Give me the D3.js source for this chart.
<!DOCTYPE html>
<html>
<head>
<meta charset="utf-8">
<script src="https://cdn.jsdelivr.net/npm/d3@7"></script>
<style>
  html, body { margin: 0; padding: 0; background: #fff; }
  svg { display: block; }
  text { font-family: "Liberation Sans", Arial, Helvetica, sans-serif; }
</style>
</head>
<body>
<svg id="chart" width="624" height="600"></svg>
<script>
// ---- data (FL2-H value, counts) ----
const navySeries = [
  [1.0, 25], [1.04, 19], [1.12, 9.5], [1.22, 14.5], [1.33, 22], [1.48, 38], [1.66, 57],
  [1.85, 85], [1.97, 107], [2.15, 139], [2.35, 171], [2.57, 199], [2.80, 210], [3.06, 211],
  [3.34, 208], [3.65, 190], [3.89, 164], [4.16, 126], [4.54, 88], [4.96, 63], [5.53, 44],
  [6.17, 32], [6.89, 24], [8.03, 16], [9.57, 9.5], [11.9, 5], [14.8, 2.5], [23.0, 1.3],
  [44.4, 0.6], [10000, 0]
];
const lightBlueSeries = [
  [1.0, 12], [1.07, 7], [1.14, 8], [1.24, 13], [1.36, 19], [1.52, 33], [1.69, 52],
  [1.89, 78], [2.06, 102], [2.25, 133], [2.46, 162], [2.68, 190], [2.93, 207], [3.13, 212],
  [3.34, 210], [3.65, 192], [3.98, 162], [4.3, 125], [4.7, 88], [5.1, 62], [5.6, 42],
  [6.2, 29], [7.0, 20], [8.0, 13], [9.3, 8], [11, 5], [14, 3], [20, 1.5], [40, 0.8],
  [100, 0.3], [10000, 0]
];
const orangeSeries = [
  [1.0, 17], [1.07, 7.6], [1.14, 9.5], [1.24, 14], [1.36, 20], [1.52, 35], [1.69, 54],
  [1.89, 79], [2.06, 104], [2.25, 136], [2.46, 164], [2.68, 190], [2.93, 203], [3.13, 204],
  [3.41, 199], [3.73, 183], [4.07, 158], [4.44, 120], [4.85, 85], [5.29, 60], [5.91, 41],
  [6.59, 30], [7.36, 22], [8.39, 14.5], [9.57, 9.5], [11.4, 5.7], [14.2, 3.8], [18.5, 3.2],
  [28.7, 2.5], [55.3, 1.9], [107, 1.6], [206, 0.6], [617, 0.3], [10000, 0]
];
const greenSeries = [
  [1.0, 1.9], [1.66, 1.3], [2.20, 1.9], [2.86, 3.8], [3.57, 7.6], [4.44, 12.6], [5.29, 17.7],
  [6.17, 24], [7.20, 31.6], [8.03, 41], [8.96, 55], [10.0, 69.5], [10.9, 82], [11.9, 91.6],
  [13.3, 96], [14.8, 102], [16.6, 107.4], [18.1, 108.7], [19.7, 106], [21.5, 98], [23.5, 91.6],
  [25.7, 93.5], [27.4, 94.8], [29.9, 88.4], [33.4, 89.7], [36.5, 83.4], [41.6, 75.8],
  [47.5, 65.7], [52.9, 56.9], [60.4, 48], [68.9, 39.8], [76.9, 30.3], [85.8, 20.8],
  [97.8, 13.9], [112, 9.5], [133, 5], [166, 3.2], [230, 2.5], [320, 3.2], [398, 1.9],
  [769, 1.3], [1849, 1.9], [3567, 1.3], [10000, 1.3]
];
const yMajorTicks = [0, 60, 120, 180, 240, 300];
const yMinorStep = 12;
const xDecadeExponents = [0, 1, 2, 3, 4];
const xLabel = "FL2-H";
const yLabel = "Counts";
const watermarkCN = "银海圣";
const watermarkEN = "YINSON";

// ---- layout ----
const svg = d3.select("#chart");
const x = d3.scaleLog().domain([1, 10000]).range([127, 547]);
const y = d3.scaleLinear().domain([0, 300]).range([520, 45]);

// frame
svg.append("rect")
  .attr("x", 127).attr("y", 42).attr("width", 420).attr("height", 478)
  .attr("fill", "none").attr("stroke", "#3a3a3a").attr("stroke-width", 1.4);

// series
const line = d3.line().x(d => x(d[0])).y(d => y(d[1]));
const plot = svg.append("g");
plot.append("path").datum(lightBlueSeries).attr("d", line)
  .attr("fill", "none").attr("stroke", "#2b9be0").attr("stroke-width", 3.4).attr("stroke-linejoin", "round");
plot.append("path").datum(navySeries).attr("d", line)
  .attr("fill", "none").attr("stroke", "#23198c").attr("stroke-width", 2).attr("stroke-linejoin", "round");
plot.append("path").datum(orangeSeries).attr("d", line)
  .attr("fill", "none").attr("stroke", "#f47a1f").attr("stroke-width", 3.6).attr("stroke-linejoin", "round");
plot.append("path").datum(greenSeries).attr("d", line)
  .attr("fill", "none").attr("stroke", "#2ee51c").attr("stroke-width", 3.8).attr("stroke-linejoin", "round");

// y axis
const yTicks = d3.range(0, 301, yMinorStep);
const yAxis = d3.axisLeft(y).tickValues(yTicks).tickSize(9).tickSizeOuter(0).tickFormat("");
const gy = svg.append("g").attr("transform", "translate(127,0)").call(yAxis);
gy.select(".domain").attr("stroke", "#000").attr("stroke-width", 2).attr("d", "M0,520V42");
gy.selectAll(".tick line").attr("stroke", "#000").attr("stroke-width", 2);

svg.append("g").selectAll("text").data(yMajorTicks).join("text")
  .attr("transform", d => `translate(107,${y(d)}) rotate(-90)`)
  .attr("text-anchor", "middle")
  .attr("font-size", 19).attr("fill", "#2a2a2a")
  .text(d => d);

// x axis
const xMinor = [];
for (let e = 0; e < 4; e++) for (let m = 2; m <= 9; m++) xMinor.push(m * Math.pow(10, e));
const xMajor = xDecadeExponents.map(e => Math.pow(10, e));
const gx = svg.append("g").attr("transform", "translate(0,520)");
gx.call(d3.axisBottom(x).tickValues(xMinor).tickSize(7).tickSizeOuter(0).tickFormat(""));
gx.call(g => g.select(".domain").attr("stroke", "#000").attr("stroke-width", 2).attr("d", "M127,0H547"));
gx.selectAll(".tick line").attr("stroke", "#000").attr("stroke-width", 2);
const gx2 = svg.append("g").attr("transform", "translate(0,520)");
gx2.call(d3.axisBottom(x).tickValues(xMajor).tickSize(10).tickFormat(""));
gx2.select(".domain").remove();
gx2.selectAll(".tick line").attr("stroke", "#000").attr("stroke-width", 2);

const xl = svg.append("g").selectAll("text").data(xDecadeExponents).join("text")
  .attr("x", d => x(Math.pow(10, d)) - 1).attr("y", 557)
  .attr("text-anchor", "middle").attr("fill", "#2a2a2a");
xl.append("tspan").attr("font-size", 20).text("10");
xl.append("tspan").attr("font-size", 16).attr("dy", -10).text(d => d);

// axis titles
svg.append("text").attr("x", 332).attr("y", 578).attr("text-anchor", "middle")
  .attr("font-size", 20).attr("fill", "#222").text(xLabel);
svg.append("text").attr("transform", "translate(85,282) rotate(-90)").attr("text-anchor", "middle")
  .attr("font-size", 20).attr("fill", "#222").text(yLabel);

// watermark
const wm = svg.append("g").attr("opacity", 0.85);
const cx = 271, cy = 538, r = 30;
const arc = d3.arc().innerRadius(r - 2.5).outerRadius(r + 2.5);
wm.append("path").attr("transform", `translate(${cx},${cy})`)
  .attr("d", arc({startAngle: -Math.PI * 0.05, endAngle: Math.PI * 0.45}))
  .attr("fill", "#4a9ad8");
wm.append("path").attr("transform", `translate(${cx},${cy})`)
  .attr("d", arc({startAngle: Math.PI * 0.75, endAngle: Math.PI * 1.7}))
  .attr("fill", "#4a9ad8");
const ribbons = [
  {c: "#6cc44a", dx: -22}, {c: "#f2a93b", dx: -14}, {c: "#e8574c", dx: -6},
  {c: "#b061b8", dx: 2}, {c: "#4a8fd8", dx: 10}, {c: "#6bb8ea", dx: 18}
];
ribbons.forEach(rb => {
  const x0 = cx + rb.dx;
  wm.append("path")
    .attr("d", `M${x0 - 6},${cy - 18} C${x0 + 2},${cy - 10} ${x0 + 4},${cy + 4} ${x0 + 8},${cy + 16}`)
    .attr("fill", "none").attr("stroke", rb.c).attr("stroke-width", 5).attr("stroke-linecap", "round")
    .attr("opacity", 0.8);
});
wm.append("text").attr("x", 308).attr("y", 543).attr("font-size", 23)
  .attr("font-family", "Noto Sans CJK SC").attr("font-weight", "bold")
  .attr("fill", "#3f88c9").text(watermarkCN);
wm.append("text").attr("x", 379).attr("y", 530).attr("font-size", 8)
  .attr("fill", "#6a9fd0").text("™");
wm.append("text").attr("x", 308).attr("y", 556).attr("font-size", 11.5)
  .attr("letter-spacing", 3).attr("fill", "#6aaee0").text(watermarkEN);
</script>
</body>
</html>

****************

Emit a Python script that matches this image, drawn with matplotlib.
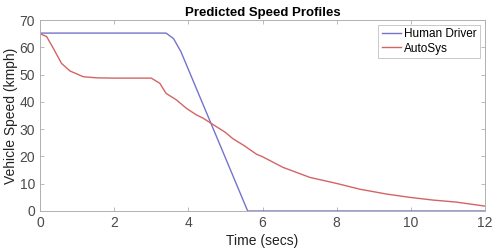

****************

* Written exercise *
From the entries, copy out each line containing the word "chart".

* Full response *
Give me the D3.js source for this chart.
<svg id="chart" width="624" height="600"></svg>
const svg = d3.select("#chart");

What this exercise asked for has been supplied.